Ah early 20th century Paris! Land of cafes and writers. Can you imagine having a drink in a cafe while sitting across the table from Ernest Hemingway or F. Scott Fitzgerald while discussing their latest work? A Movable Feast gives you the chance to do just that. Hemingway takes us to glamorous Paris where the writing elite of the time have all descended to fine tune their craft. This book is so awesome. It's sort of a who's who of the cafe culture of Paris during the 1920s, a time period that I'm absolutely in love with.

This is really my first experience with Hemingway and as far as I know, this is one of his only non-fiction books. Even from this book with his friends and familiars as his focus, you can see why he's still so beloved by readers today.

Probably my favorite parts of the books were the parts about Hemingway's family and also F. Scott Fitzgerald and his family. This book is rare as it isn't too often that you get to hear first hand information about people that I really admire like this.

What I can say is that this book definitely whet my appetite to read more Hemingway.


  1. Oh this does sound good! I only started reading a fiction one of his a long time ago (not sure why I never finished), but I'm definitely interested in this one too. I like the "who's who" aspect of it!

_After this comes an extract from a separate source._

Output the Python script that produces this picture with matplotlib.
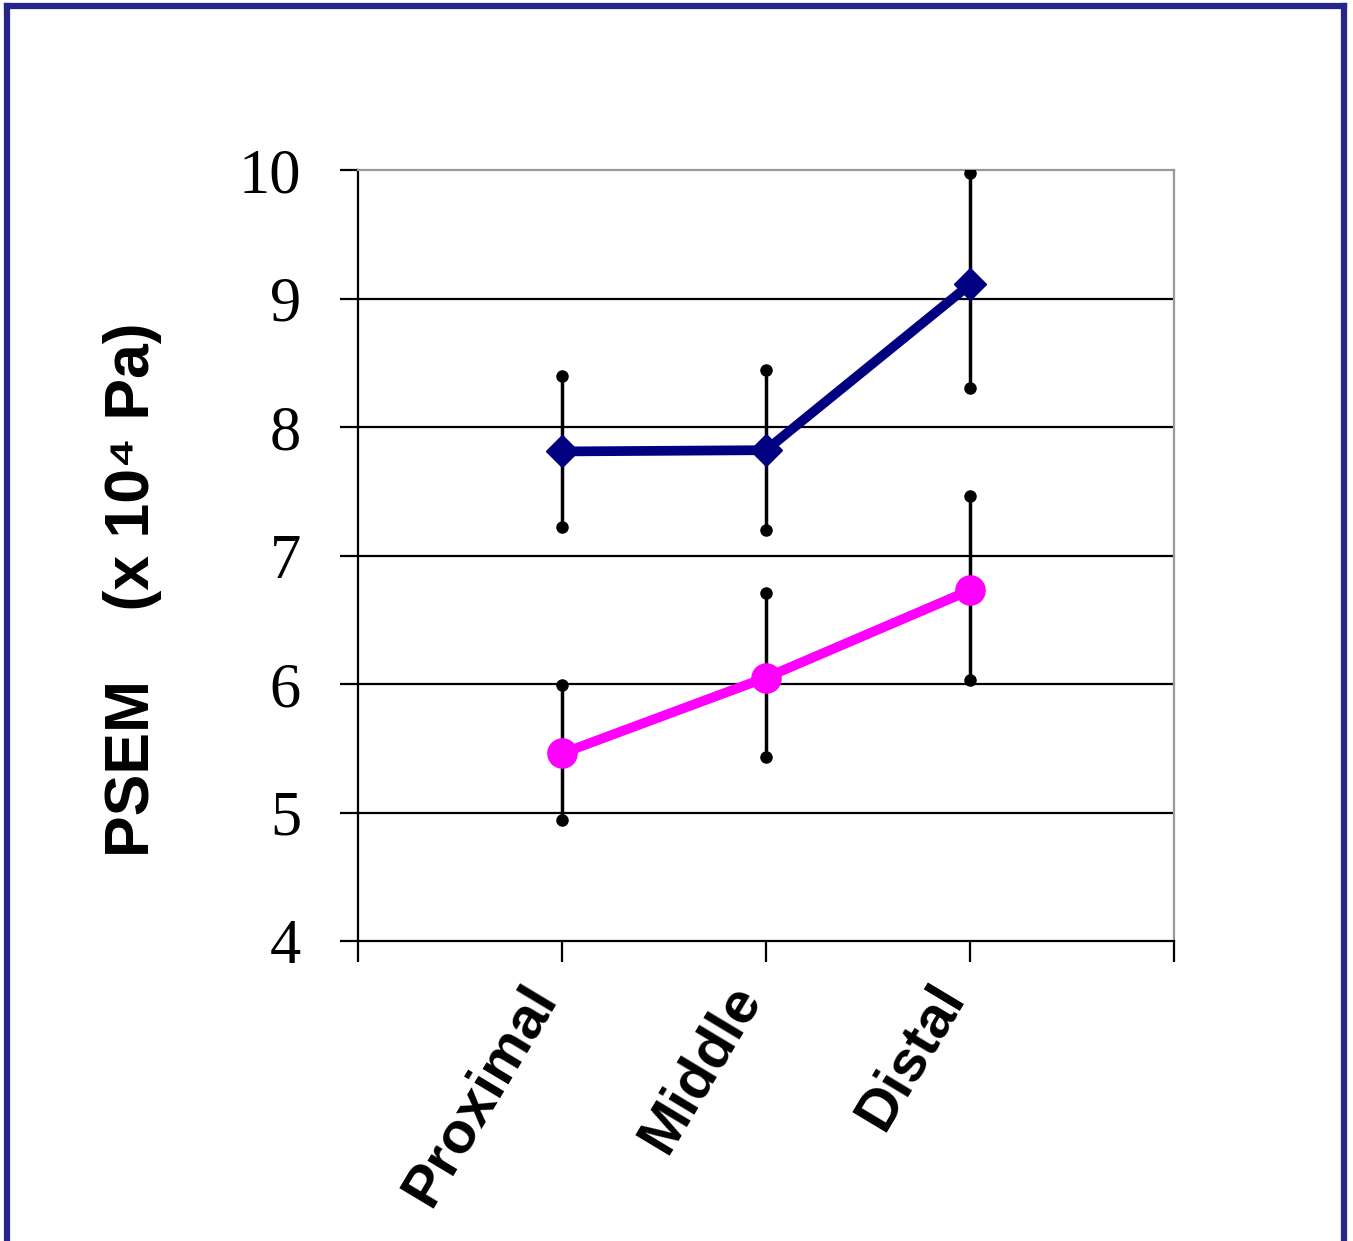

    1. Be ready to feel like you want to jump on a plane to Paris ;)

  2. I loved it too. I bought it thinking it was a novel, because I'm a doofus. But I loved it so much--how great to be following Hemingway around Paris. The parts about F. Scott Fitzgerald were so much funnier than I expected them to be. (He was... kind of a doofus too. If brilliant.)

    The only downside of reading this novel, plus the writings of Martha Gelhorn, is that you won't enjoy The Paris Wife. Because you already know how it ends.

    1. Ugh, I better read The Paris Wife soon then. I actually won a copy a couple months ago and it has been sitting on my shelf waiting to be read. So many books, so little time!